Wooooah I finally did it... I posted my Facebook suicide note...
don't worry... I am only going to kill my Facebook profile
I made the post a bit dark, a bit critical, but still from my own perspective. Anyways it's nice to spur some controversy over there for the last time.
But I didn't just do it for the kicks (of course). Over the last weeks I have had so many good experiences in the real world... I had a date, and another one to look forward to (both girls I met in real life), I have started exercising a lot more (and I enjoy it a lot), I have learnt how important my mindset and character is and I feel like I have grown considerably (I think letting go of social media will help me grow in that respect), I have made good progress in my career, I met some nice people in this city and I am starting to make some friends here (my first new friends after university), I enjoy reading books, I started cooking, I could go on. Not saying my life is perfect... and it never will be, it's life, right? In fact one of the things I hated about facebook and social media in general is that it seems that everyone is just painting perfect pictures of their lives, and while I wish them the best, I think it's just a dream, and it causes us all to chase that mirage, to make our lives as "perfect" as those around us.
One of the best things that I have learnt in the last weeks is to accept myself, with my flaws. That acceptance does not mean I sit still, but it offers me a new place to grow from. A new source of energy and motivation. I want to move from there.

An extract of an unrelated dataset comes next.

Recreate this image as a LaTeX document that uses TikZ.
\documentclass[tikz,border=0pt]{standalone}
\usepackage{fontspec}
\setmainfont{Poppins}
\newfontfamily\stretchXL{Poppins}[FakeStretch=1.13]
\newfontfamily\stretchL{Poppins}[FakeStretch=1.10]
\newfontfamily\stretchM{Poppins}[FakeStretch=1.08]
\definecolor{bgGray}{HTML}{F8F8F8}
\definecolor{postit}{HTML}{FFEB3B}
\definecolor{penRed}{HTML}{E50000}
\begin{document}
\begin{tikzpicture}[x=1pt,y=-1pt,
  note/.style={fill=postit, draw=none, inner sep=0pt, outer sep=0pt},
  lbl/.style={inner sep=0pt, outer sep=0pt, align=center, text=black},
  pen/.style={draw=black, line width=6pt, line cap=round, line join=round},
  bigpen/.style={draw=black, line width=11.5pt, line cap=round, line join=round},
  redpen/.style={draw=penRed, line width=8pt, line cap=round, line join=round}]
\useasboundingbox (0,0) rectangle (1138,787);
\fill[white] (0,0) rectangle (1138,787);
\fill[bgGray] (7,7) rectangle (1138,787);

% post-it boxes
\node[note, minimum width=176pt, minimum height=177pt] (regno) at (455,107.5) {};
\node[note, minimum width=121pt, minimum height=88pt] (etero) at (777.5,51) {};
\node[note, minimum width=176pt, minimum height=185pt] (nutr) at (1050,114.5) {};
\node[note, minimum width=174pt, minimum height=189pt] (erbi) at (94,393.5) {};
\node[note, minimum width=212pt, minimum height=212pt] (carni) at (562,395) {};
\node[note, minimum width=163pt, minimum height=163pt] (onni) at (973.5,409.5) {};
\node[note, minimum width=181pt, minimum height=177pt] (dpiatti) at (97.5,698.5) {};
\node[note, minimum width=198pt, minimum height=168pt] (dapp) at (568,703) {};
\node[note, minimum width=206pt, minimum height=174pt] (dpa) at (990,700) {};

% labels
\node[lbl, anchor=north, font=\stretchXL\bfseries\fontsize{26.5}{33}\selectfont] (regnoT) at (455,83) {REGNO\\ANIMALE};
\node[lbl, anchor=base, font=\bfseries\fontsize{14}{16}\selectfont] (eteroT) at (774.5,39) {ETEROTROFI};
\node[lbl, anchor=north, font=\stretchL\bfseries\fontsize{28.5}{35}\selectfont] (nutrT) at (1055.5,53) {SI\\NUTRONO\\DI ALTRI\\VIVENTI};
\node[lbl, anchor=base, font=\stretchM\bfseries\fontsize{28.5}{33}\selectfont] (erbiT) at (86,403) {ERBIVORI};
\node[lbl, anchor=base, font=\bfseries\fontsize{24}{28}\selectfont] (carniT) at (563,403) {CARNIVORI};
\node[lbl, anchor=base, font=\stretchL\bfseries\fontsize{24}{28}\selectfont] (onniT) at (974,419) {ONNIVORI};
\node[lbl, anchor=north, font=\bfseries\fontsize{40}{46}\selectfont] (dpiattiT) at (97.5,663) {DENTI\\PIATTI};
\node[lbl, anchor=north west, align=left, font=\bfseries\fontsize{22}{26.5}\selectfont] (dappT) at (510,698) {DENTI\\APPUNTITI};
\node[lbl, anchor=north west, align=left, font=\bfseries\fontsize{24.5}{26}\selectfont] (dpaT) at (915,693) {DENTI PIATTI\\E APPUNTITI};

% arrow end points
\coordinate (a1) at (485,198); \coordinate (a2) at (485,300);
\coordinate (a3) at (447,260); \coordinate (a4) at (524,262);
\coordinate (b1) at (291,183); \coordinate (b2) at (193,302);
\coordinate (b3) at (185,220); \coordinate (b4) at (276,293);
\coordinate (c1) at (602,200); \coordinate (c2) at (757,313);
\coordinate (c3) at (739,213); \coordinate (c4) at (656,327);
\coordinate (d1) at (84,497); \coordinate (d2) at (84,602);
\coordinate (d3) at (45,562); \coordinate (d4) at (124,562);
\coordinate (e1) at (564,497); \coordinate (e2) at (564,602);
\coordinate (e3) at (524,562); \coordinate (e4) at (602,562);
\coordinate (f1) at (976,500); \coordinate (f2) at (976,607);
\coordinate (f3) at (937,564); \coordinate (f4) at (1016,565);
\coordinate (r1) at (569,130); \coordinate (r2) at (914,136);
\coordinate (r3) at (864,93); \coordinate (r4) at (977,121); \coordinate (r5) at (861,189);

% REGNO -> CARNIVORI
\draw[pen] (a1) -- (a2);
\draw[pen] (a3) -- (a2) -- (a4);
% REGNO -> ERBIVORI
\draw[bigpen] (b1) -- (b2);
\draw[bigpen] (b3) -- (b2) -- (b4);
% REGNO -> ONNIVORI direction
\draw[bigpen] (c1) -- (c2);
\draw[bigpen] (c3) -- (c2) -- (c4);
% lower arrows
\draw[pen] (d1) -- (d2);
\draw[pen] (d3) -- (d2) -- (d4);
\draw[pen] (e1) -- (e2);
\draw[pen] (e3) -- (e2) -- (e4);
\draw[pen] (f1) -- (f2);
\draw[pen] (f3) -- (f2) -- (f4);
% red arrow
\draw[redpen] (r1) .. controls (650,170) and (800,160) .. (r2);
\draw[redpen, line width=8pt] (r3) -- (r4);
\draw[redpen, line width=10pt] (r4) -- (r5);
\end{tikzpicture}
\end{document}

And I want to live bravely, and since this is something that I both think and feel is right, I think I should do it. I make it seem like it's a big deal (and right now it feels like it is), but probably it is not that difficult to achieve. Probably, leaving Facebook will lead to some short-term discomfort, but in the long term I am confident that it will do me a lot of good (for starters, it will prevent a lot of wasted time, energy and attention).
Anyways... I look forward to checking how many "likes" I get, so that I can measure my popularity for one last time.
PS this place this different... I feel like the people I have met here are painting true(r) pictures of themselves and we actually discuss meaningful things, in addition to having a good time. So I won't leave any time soon.